A rocky year in the oil market approaches its end with important, if confusing, developments.
On Dec. 17, the Organization of Petroleum Exporting Countries acted with unusual clarity to defend the price of crude oil by cutting production. Many times in the past, the exporters’ group has announced cuts but not specified whether the reductions applied to quotas or actual production, which nearly always differ. OPEC’s 500,000-b/d September “cut,” for example, was an effort to enforce year-old quotas then largely ignored. In October, the group announced a 1.5-million b/d reduction without defining the baseline.
The latest move is less ambiguous. The cut, OPEC announced after a meeting in Oran, Algeria, will amount to 4.2 million b/d and apply to actual September production by the 11 members with quotas: 29.045 million b/d. The new target thus is 24.8 million b/d. That’s 1 million b/d below the group quota implied by the September and October reductions. More importantly, it’s 3.3 million b/d of crude oil below what the International Energy Agency estimates the OPEC-11 produced in November. If achieved and sustained into the first half of 2009, a production cut that large can reverse a contraseasonal build-up of crude stocks that began in October, about which the group is expressly and legitimately concerned.
Unintended help
OPEC may have received unintended help in its defense of the crude price from the US Federal Reserve. The day before the producers’ group acted, the Fed cut its target interest rate for overnight bank lending to an historic 0-0.25%. It also said it would buy government securities from banks to put cash into circulation. These aggressive efforts to stimulate the US economy will tend to weaken the dollar, which in fact plummeted in value after they were announced.
Early this year, unusual dollar weakness correlated with unusual oil-price strength. More recently, other forces, mostly plunging oil demand and grim economic news, have overwhelmed whatever relationship exists between those variables. Indeed, oil prices dropped after the Fed announced its interest-rate cut as traders reacted to other influences. As long as oil is traded in dollars, however, a dollar of diminishing value can only help efforts to shore up dollar-denominated oil prices if the other turbulence subsides.

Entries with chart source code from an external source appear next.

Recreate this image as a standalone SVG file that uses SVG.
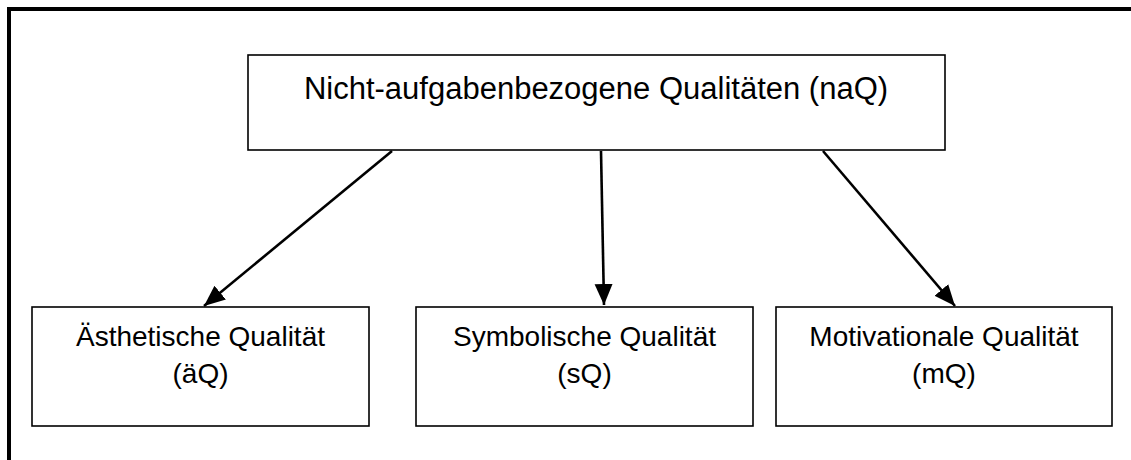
<svg xmlns="http://www.w3.org/2000/svg" width="1131" height="460" viewBox="0 0 1131 460">
  <style>
    .box { fill: #ffffff; stroke: #000000; stroke-width: 1.6; }
    .label { font-family: "Liberation Sans", Arial, sans-serif; fill: #000000; text-anchor: middle; }
    .top { font-size: 31px; }
    .sub { font-size: 28px; }
    .edge { stroke: #000000; stroke-width: 2.6; fill: none; }
    .frame { stroke: #000000; stroke-width: 4; fill: none; }
  </style>
  <defs>
    <marker id="arrow" markerUnits="userSpaceOnUse" markerWidth="24" markerHeight="20" refX="21" refY="9" orient="auto">
      <path d="M0,0 L21,9 L0,18 Z" fill="#000000"/>
    </marker>
  </defs>

  <rect width="1131" height="460" fill="#ffffff"/>

  <!-- page frame: top and left edges -->
  <path class="frame" d="M9,470 L9,9 L1140,9"/>

  <g id="naQ">
    <rect class="box" x="248" y="55" width="697" height="95"/>
    <text class="label top" x="596" y="99">Nicht-aufgabenbezogene Qualitäten (naQ)</text>
  </g>

  <g id="aeQ">
    <rect class="box" x="32" y="307" width="337" height="119"/>
    <text class="label sub" x="200.5" y="346">Ästhetische Qualität</text>
    <text class="label sub" x="200.5" y="383">(äQ)</text>
  </g>

  <g id="sQ">
    <rect class="box" x="416" y="307" width="337" height="119"/>
    <text class="label sub" x="584.5" y="346">Symbolische Qualität</text>
    <text class="label sub" x="584.5" y="383">(sQ)</text>
  </g>

  <g id="mQ">
    <rect class="box" x="776" y="307" width="336" height="119"/>
    <text class="label sub" x="944" y="346">Motivationale Qualität</text>
    <text class="label sub" x="944" y="383">(mQ)</text>
  </g>

  <g id="connectors">
    <line class="edge" x1="392" y1="151" x2="204" y2="306" marker-end="url(#arrow)"/>
    <line class="edge" x1="601" y1="151" x2="604" y2="305" marker-end="url(#arrow)"/>
    <line class="edge" x1="823" y1="151" x2="955" y2="306" marker-end="url(#arrow)"/>
  </g>
</svg>
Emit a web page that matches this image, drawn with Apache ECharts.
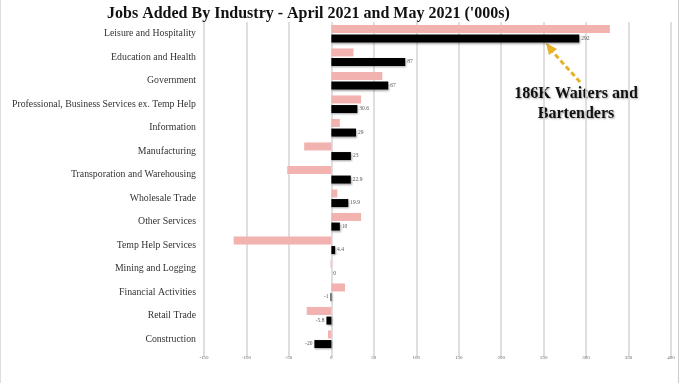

While potentially related OPEC and Fed maneuvers thus coincided with unpredictable consequences last week, the US Energy Information Administration unveiled a forecast with more-lasting implications—at least for the country that leads the world in oil consumption. In the “early release” version of its 2009 Annual Energy Outlook, EIA sees a flattening of consumption of petroleum liquids through 2030 as use of biofuels grows enough to satisfy modest increases in total liquids use. As a result, net dependence on imports shrinks from 58% of total liquids supply recently to 41% in 2030. Last year, EIA projected import dependency in 2030 of 54%.
Consumption of natural gas, by contrast, grows in the EIA forecast, supported by robust gains in domestic production. The production increase, largely resulting from unconventional reservoirs, squeezes the import share of total supply to 3% in 2030 from 16% at present. Last year EIA forecast 2030 gas import dependency at 14%. With growth in total energy use slowing and the carbon intensity of fuels diminishing, the average increase in energy-related emissions of carbon dioxide falls to 0.3%/year from last year’s projection of 0.7%/year without any new policies.
What price?
So OPEC has cut production to strengthen oil prices. If successful, the move would impede economic recovery just as the Fed acts to stimulate recovery with a tactic that also might raise oil prices and thus, to some extent, work against itself. Markets have reason to be confused. Now, though, they’re mostly obsessed with economic torpor and swooning oil demand. EIA, meanwhile, sees structural change in the US oil and gas markets. Yet fossil fuels in its projection still represent 79% of US energy supply in 2030, when, because of growing global demand and limits on resource access, the price of crude reaches $130/bbl.
Ah, yes, $130/bbl oil. It seems like only yesterday.